**RECORDS FOR THIS EXERCISE**
§
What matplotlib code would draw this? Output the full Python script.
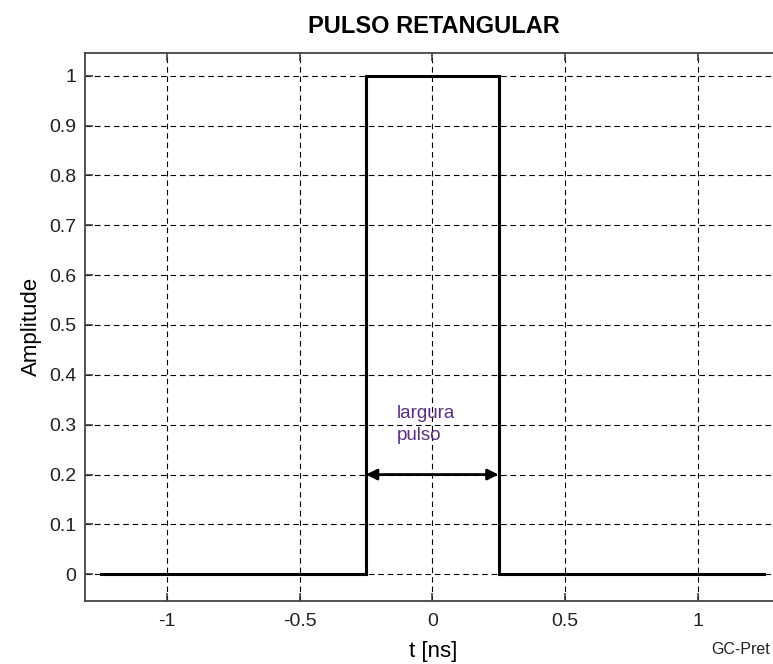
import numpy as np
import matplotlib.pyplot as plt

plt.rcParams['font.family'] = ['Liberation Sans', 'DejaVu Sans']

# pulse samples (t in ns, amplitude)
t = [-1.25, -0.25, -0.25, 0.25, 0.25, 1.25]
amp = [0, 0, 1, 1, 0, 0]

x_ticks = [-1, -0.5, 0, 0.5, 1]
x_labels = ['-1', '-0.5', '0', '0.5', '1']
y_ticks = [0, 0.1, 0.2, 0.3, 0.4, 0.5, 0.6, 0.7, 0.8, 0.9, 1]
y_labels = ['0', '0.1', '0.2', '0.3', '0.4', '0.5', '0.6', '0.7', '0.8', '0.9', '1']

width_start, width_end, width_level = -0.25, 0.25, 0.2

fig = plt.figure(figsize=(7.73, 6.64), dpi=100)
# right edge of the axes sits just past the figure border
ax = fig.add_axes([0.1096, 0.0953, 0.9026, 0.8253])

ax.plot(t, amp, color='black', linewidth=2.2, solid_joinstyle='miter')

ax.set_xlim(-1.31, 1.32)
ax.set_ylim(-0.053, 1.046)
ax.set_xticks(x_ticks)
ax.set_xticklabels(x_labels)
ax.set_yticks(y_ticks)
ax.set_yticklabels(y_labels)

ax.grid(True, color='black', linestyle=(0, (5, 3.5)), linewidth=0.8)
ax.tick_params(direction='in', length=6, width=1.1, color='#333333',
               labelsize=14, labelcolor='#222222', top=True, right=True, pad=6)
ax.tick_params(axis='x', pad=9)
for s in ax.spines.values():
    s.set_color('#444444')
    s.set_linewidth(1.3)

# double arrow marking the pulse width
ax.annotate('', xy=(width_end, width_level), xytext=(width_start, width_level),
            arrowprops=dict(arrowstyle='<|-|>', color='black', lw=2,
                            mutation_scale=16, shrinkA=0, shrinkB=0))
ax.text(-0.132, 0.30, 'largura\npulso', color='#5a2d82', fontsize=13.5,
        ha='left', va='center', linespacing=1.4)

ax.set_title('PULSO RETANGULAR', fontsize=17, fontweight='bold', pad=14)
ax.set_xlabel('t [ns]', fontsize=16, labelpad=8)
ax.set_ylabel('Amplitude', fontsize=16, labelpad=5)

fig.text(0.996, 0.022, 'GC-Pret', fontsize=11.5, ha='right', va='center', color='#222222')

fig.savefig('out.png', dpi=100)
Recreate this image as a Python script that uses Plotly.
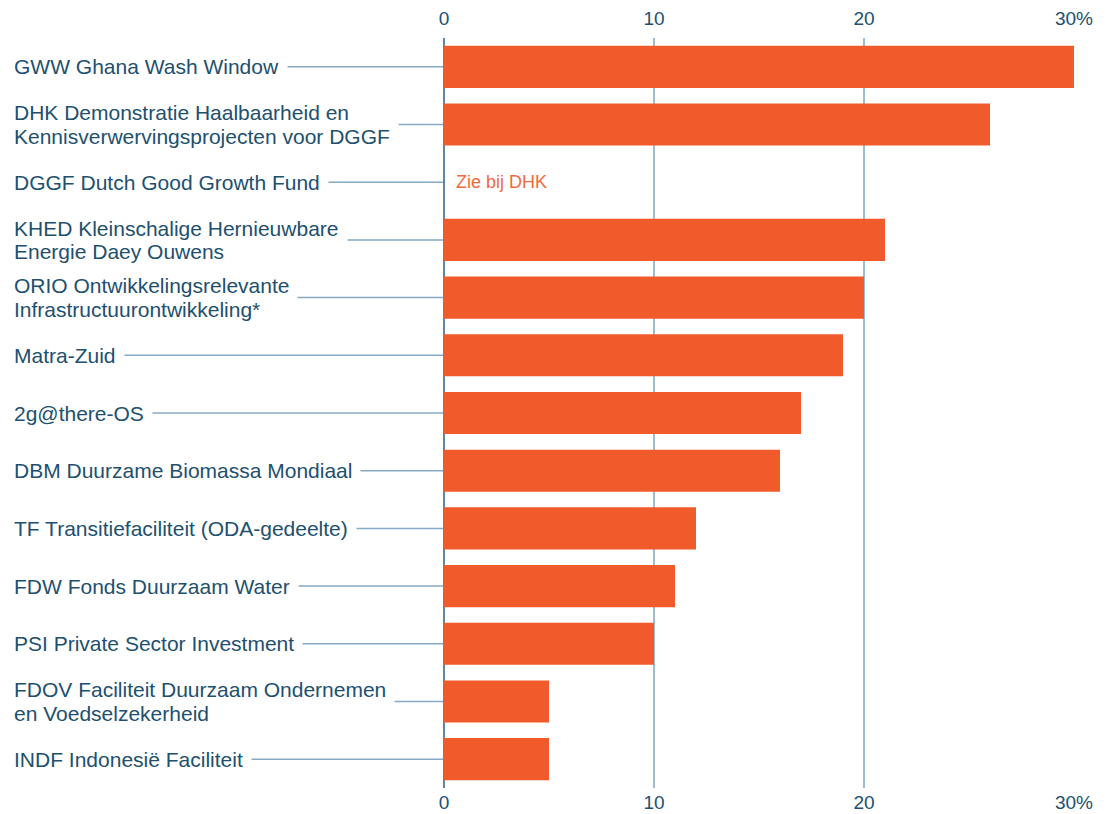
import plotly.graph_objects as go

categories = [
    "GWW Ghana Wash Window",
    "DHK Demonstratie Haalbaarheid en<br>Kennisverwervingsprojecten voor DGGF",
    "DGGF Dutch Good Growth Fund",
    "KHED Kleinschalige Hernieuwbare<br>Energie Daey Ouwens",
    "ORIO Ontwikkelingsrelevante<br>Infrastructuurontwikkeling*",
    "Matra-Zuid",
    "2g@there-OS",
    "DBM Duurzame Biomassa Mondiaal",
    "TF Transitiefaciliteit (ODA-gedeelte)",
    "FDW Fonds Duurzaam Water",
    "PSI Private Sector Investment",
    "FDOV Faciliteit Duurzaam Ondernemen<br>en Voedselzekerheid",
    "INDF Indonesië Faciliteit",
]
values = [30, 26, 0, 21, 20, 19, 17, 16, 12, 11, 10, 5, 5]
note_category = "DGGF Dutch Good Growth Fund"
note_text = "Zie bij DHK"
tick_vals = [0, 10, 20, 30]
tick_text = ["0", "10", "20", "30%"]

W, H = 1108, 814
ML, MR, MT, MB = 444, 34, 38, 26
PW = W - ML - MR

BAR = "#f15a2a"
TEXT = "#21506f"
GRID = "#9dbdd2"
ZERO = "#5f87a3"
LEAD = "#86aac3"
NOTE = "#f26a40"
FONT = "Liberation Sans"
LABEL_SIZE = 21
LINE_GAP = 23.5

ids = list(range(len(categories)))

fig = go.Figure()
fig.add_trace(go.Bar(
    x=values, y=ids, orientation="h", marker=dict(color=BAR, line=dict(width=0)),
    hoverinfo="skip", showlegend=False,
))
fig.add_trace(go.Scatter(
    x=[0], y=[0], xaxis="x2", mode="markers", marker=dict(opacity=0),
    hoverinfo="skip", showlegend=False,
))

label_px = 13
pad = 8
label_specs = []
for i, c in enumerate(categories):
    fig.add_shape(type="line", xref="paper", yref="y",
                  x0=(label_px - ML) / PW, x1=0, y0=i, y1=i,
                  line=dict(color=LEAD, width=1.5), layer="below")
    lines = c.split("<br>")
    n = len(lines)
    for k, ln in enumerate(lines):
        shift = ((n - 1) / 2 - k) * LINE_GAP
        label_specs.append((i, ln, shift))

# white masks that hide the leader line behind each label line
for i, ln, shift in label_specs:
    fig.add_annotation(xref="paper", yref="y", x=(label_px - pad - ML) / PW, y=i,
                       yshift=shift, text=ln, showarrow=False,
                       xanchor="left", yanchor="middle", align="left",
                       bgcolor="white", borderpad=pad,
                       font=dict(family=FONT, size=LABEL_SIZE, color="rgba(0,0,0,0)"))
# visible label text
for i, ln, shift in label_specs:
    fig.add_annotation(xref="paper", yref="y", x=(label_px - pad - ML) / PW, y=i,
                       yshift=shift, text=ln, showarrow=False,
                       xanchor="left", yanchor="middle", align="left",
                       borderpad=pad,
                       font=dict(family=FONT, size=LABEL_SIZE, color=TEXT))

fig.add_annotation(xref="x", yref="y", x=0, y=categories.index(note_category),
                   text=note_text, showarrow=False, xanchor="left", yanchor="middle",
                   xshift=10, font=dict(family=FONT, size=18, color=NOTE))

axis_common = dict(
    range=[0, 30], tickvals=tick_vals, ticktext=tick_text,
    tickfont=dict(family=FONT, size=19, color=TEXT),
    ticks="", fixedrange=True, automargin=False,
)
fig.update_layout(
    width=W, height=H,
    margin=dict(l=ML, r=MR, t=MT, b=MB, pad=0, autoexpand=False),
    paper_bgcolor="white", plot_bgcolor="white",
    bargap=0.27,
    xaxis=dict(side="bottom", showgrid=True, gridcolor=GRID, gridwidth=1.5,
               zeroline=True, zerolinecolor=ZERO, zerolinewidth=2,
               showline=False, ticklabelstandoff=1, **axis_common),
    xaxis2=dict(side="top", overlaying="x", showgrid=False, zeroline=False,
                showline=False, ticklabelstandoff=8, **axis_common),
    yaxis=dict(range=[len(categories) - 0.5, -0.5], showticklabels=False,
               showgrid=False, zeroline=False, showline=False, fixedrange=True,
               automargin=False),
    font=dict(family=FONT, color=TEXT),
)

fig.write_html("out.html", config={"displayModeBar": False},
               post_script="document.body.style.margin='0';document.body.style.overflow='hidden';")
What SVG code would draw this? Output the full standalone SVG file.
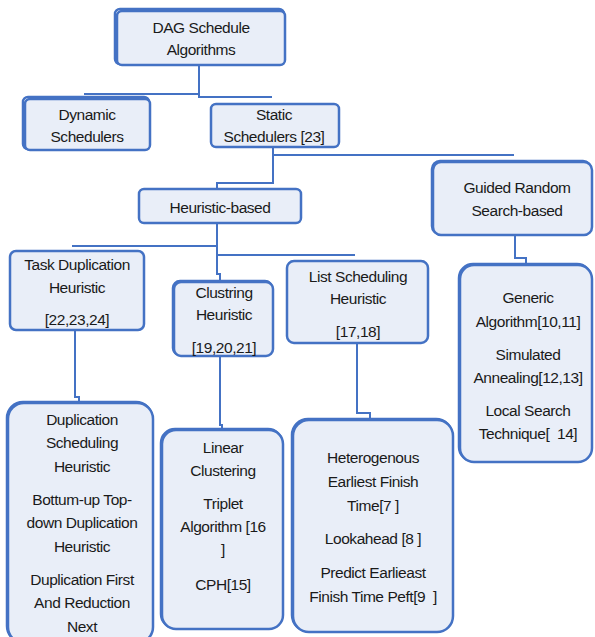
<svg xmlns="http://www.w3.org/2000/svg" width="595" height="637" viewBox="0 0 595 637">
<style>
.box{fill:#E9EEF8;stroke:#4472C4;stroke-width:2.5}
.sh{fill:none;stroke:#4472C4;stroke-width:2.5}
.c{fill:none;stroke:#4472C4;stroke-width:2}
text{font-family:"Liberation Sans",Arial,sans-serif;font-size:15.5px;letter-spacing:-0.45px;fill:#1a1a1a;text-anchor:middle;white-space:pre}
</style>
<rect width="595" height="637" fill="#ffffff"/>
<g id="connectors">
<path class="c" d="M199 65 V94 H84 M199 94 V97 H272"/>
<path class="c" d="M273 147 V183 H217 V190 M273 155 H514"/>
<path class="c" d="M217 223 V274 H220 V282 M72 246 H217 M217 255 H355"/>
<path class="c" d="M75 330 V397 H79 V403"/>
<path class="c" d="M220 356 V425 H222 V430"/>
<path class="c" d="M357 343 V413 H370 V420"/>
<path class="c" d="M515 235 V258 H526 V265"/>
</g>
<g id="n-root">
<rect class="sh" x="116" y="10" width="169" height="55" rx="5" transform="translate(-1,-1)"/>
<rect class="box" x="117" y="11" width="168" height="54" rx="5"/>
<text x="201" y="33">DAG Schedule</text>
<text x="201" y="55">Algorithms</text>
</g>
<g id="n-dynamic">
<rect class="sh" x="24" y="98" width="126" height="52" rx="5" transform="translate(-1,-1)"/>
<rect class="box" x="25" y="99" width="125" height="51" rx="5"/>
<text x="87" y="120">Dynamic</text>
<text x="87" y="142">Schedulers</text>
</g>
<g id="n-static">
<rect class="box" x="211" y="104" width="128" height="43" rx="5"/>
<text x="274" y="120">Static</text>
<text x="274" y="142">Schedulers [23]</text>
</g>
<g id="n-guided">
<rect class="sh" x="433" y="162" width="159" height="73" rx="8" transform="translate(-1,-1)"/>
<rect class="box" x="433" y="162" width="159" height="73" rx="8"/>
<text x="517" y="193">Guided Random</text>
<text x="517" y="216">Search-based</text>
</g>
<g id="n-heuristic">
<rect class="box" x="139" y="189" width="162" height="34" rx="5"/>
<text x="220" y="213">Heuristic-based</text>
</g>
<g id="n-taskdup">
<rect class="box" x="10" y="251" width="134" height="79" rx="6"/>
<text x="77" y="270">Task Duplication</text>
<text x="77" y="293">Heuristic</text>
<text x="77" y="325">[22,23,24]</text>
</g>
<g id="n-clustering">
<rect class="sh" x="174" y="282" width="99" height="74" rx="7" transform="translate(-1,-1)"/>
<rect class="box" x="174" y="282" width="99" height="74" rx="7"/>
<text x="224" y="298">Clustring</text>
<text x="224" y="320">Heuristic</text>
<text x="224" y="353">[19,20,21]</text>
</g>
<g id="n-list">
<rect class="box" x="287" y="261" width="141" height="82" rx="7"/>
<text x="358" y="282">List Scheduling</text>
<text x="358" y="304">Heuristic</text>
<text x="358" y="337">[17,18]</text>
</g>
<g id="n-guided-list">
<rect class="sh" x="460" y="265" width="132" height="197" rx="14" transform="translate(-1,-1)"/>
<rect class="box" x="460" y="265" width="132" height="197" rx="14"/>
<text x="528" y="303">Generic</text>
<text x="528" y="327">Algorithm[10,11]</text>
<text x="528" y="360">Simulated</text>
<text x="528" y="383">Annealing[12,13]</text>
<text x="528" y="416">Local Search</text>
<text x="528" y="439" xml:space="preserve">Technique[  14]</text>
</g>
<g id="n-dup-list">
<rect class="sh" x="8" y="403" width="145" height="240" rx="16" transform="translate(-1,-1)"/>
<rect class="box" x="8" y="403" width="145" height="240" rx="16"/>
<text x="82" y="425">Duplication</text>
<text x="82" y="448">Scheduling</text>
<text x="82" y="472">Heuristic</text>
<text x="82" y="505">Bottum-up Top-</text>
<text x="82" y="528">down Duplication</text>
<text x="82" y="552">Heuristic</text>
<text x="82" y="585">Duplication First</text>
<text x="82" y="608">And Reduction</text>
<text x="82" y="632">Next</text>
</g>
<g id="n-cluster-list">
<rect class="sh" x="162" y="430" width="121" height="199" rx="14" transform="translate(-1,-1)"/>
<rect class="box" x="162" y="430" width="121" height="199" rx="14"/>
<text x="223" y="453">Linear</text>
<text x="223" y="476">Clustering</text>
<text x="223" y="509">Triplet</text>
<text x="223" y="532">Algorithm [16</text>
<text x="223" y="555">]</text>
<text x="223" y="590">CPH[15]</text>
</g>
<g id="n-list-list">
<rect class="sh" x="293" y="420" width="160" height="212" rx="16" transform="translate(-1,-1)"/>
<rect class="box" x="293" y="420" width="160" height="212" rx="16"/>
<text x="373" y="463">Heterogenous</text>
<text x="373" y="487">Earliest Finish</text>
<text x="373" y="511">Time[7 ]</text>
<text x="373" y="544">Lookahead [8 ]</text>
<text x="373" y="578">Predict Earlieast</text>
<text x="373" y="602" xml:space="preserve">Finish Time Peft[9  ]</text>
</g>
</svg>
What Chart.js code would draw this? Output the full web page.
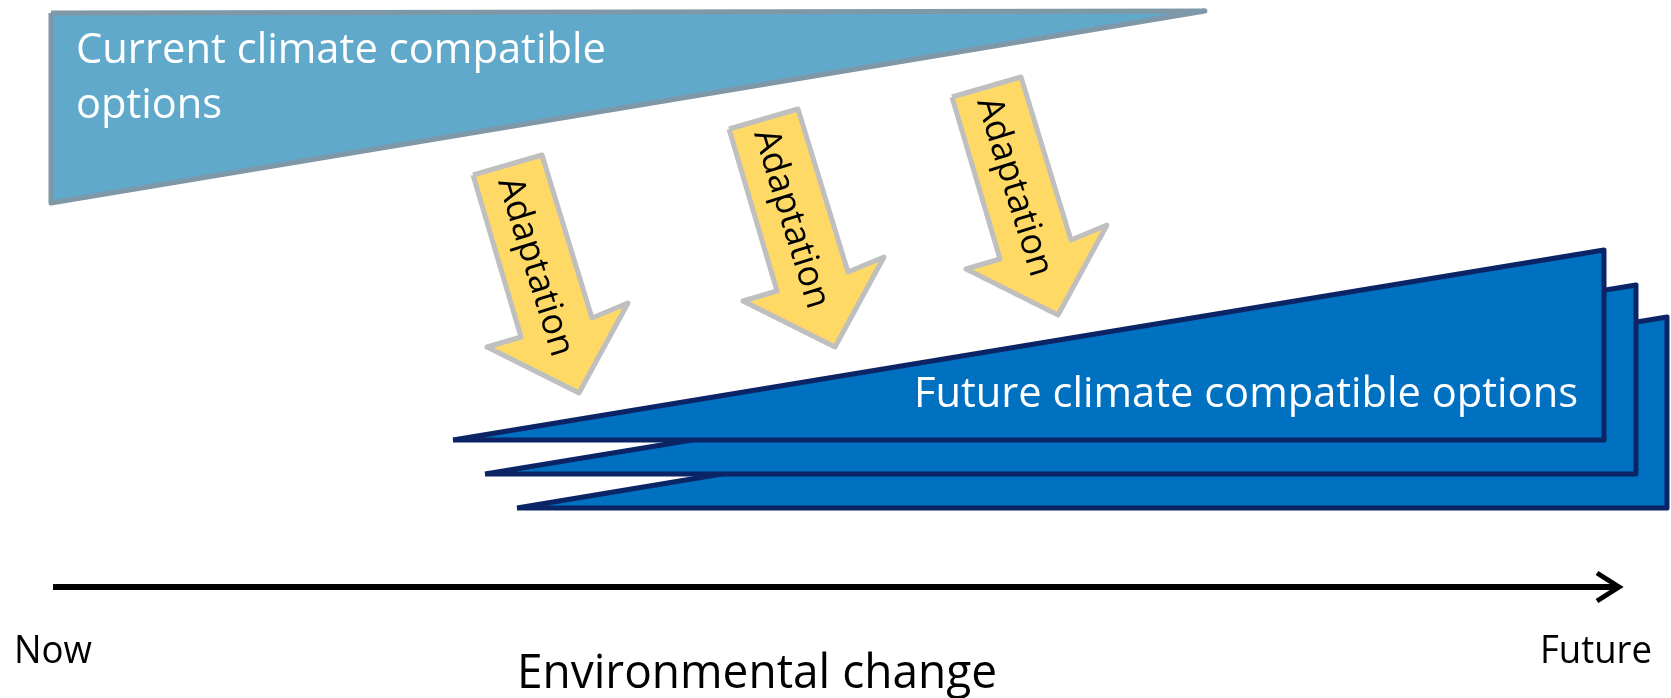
§
**REQUIREMENTS**
Return exactly what appears from the opening line of the material through the line with "color='black', linewidth=2.2, solid_joinstyle='miter')", apart from the pictures.

**THE ANSWER**
What matplotlib code would draw this? Output the full Python script.
import numpy as np
import matplotlib.pyplot as plt

plt.rcParams['font.family'] = ['Liberation Sans', 'DejaVu Sans']

# pulse samples (t in ns, amplitude)
t = [-1.25, -0.25, -0.25, 0.25, 0.25, 1.25]
amp = [0, 0, 1, 1, 0, 0]

x_ticks = [-1, -0.5, 0, 0.5, 1]
x_labels = ['-1', '-0.5', '0', '0.5', '1']
y_ticks = [0, 0.1, 0.2, 0.3, 0.4, 0.5, 0.6, 0.7, 0.8, 0.9, 1]
y_labels = ['0', '0.1', '0.2', '0.3', '0.4', '0.5', '0.6', '0.7', '0.8', '0.9', '1']

width_start, width_end, width_level = -0.25, 0.25, 0.2

fig = plt.figure(figsize=(7.73, 6.64), dpi=100)
# right edge of the axes sits just past the figure border
ax = fig.add_axes([0.1096, 0.0953, 0.9026, 0.8253])

ax.plot(t, amp, color='black', linewidth=2.2, solid_joinstyle='miter')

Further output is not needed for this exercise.